The CDC has updated its guidelines regarding Zika testing for women who are pregnant or trying to conceive. Here's what you should know.
Mysterious as the illness may be, there's one thing that's been clear where the Zika virus is concerned: Pregnant women ought to avoid exposure at all costs, as Zika can cause severe birth defects. But understanding how best to screen and treat pregnant women who may be affected is a work in progress—and now, the CDC has issued a new set of guidelines for healthcare providers who deal with pregnant women.
Zika has been linked to microcephaly, a devastating issue that causes babies to be born with abnormally small heads and incomplete brain development, among other defects. The CDC has issued a list of areas pregnant women and those who are trying to conceive should avoid, and we've learned that Zika can be sexually transmitted, so pregnant women's sexual partners need to be careful as well. While researchers are working on a vaccine, there's no protection available at this time.
While screening for the virus exists—pregnant women who have visited Zika territories are given blood tests to measure Zika antibodies—the test may be flawed.

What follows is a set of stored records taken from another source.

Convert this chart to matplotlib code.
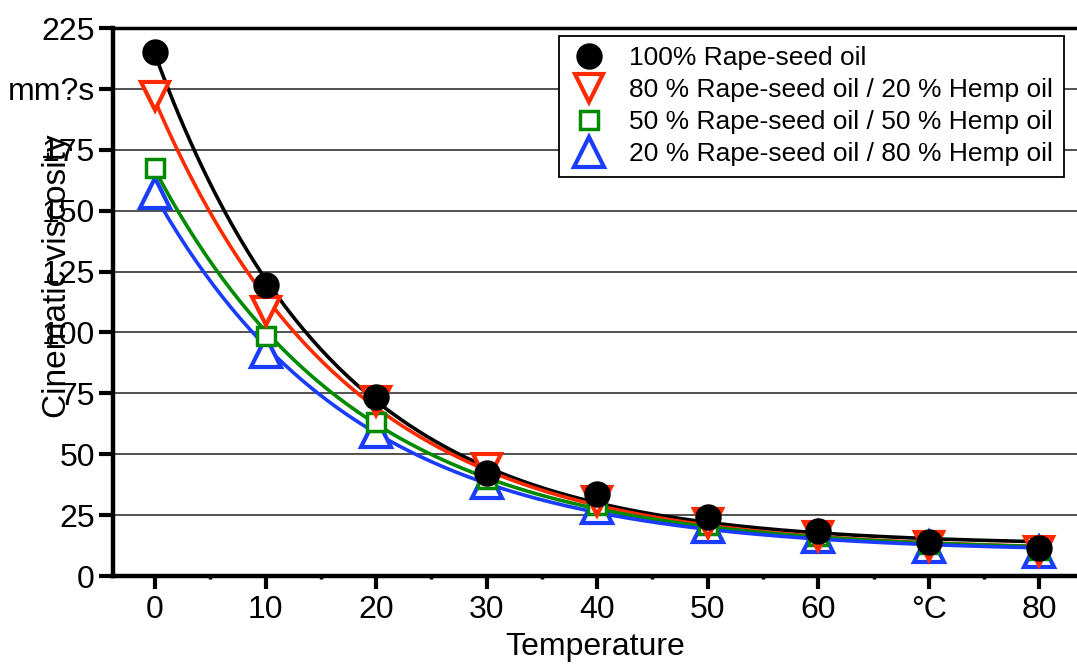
from matplotlib import pyplot as plt
from matplotlib.ticker import MultipleLocator
import numpy as np

# temperature in degC
temps = [0, 10, 20, 30, 40, 50, 60, 70, 80]

# kinematic viscosity mm2/s
rape100 = [215.1, 119.5, 73.3, 42.2, 33.8, 24.4, 18.3, 14.0, 11.4]
rape80 = [197.0, 109.0, 72.0, 44.5, 31.0, 21.8, 16.4, 12.3, 10.3]
rape50 = [167.5, 98.5, 63.2, 40.0, 29.0, 21.0, 16.5, 13.0, 10.8]
rape20 = [157.3, 92.0, 59.0, 38.2, 28.0, 20.0, 16.0, 12.0, 9.9]

labels = ["100% Rape-seed oil",
          "80 % Rape-seed oil / 20 % Hemp oil",
          "50 % Rape-seed oil / 50 % Hemp oil",
          "20 % Rape-seed oil / 80 % Hemp oil"]

yticks = [0, 25, 50, 75, 100, 125, 150, 175, 200, 225]
ytick_labels = ["0", "25", "50", "75", "100", "125", "150", "175", "mm?s", "225"]
xticks = [0, 10, 20, 30, 40, 50, 60, 70, 80]
xtick_labels = ["0", "10", "20", "30", "40", "50", "60", "°C", "80"]


def fit_decay(x, y):
    # y = a*exp(-b*x) + c, brute force over b, least squares for a and c
    x = np.asarray(x, float)
    y = np.asarray(y, float)
    best = None
    for b in np.linspace(0.005, 0.2, 400):
        A = np.column_stack([np.exp(-b * x), np.ones_like(x)])
        coef = np.linalg.lstsq(A, y, rcond=None)[0]
        err = np.sum((A @ coef - y) ** 2)
        if best is None or err < best[0]:
            best = (err, b, coef)
    _, b, (a, c) = best
    return lambda t: a * np.exp(-b * t) + c


plt.rcParams['font.family'] = ['Liberation Sans', 'DejaVu Sans']

fig = plt.figure(figsize=(10.77, 6.67), dpi=100)
ax = fig.add_axes([0.1049, 0.1364, 0.8951, 0.8216])

series = [
    (rape100, 'black', 'o', 18, dict(markerfacecolor='black')),
    (rape80, '#ff2a00', 'v', 20, dict(markerfacecolor='white', markeredgewidth=3)),
    (rape50, '#008a00', 's', 13, dict(markerfacecolor='white', markeredgewidth=2.5)),
    (rape20, '#1a3cff', '^', 21, dict(markerfacecolor='white', markeredgewidth=3)),
]

tt = np.linspace(0, 80, 300)
# curves first, markers on top
for vals, col, m, ms, kw in series:
    f = fit_decay(temps, vals)
    ax.plot(tt, f(tt), color=col, lw=2.6, zorder=2)

handles = []
for (vals, col, m, ms, kw), lab in zip(series[::-1], labels[::-1]):
    h, = ax.plot(temps, vals, linestyle='none', marker=m, markersize=ms,
                 markeredgecolor=col, color=col, label=lab, zorder=3, **kw)
    handles.append(h)
handles = handles[::-1]

ax.set_xlim(-3.8, 83.4)
ax.set_ylim(0, 225)
ax.set_xticks(xticks)
ax.set_xticklabels(xtick_labels)
ax.xaxis.set_minor_locator(MultipleLocator(5))
ax.set_yticks(yticks)
ax.set_yticklabels(ytick_labels)

ax.grid(axis='y', color='#333333', lw=1.2)
ax.set_axisbelow(True)

for s in ['left', 'bottom']:
    ax.spines[s].set_linewidth(3.2)
ax.spines['top'].set_linewidth(2.5)
ax.spines['right'].set_visible(False)

ax.tick_params(axis='y', which='major', direction='out', length=10, width=3,
               labelsize=23, pad=3)
ax.tick_params(axis='x', which='major', direction='out', length=9, width=3,
               labelsize=23, pad=5)
ax.tick_params(axis='x', which='minor', direction='out', length=2, width=2.5)

ax.set_xlabel("Temperature", fontsize=23, va='top')
ax.xaxis.set_label_coords(0.5, -0.103)
ax.set_ylabel("Cinematic viscosity", fontsize=24, va='center')
ax.yaxis.set_label_coords(-0.058, 0.547)

leg = ax.legend(handles=handles, loc='upper right', bbox_to_anchor=(0.986, 0.986),
                borderaxespad=0, fontsize=19, frameon=True, fancybox=False,
                edgecolor='black', framealpha=1, handletextpad=0.75,
                labelspacing=0.3, borderpad=0.4, handlelength=1.5)
leg.get_frame().set_linewidth(1.3)

fig.savefig('out.png', dpi=100)
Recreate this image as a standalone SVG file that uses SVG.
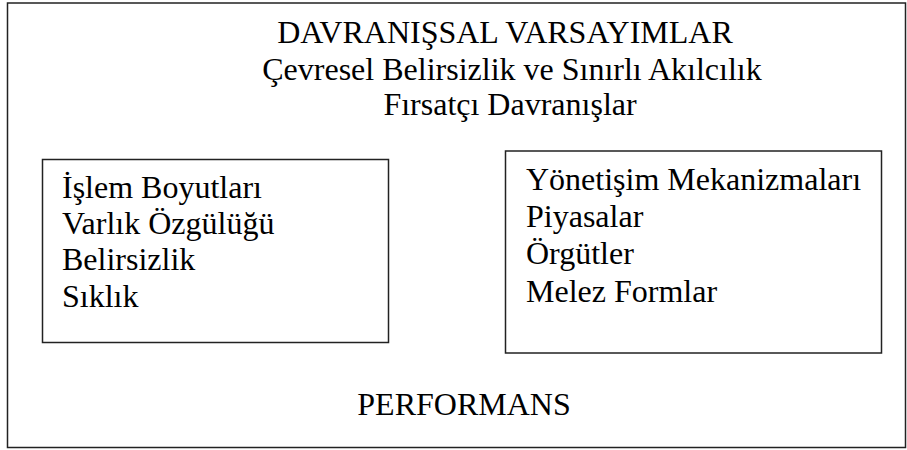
<svg xmlns="http://www.w3.org/2000/svg" width="907" height="450" viewBox="0 0 907 450">
<style>
.box{fill:none;stroke:#222;stroke-width:1.5}
.t{font-family:"Liberation Serif","Times New Roman",serif;font-size:32px;fill:#000}
.c{text-anchor:middle}
</style>
<rect width="907" height="450" fill="#fff"/>
<g id="outer">
<rect class="box" x="7.5" y="3" width="898" height="444.5"/>
<text class="t c" x="505" y="43">DAVRANIŞSAL VARSAYIMLAR</text>
<text class="t c" x="512" y="80">Çevresel Belirsizlik ve Sınırlı Akılcılık</text>
<text class="t c" x="510" y="115">Fırsatçı Davranışlar</text>
<text class="t c" x="464" y="415">PERFORMANS</text>
</g>
<g id="islem">
<rect class="box" x="42.5" y="159.5" width="346" height="183"/>
<text class="t" x="62" y="198">İşlem Boyutları</text>
<text class="t" x="62" y="234">Varlık Özgülüğü</text>
<text class="t" x="62" y="270">Belirsizlik</text>
<text class="t" x="62" y="306.5">Sıklık</text>
</g>
<g id="yonetisim">
<rect class="box" x="505.5" y="151" width="376" height="202"/>
<text class="t" x="526" y="190">Yönetişim Mekanizmaları</text>
<text class="t" x="526" y="227">Piyasalar</text>
<text class="t" x="526" y="264">Örgütler</text>
<text class="t" x="526" y="301.5">Melez Formlar</text>
</g>
<g id="connectors"></g>
</svg>
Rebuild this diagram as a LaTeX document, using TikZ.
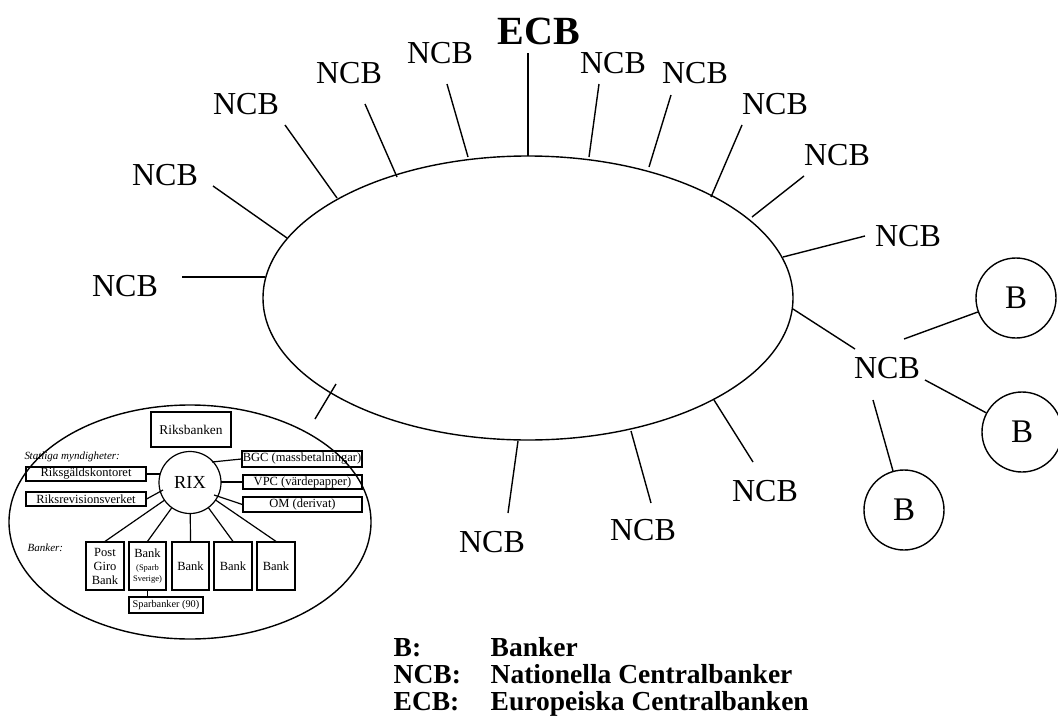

According to a release for the update, it's tough to pinpoint whether a woman was infected before or during pregnancy. That's why the CDC has amended guidelines: Pregnant women should be screened for the virus right away if they have any symptoms or have a sexual partner who is infected. The guidelines also indicate the benefit of screening pregnant women during each trimester if their tests are negative, and checking for Zika specimens among women who have amniocentesis procedures.
If you've been to or lived in an area with active Zika transmission, the guidelines suggest that testing before you actually get pregnant could be very important—that way, doctors will have a baseline reading of sorts that can be referenced when you're tested during pregnancy.
With no real treatments available, testing only helps you discover a Zika virus infection, not ensure your and your baby's health. So if you're pregnant or thinking of becoming pregnant, be sure to avoid travel to active areas and unprotected sex with partners who have been to any of these places. If you must visit or live in a Zika zone, cover yourself as much as possible and wear mosquito repellant at all times.
"Our guidance today is part of our continued effort to share data for public health action as quickly as possible," says Henry Walke, M.D., according to the CDC. "As we learn more about the limitations of antibody testing, we continue to update our guidance to ensure that healthcare professionals have the latest information for counseling patients who are infected with Zika during pregnancy."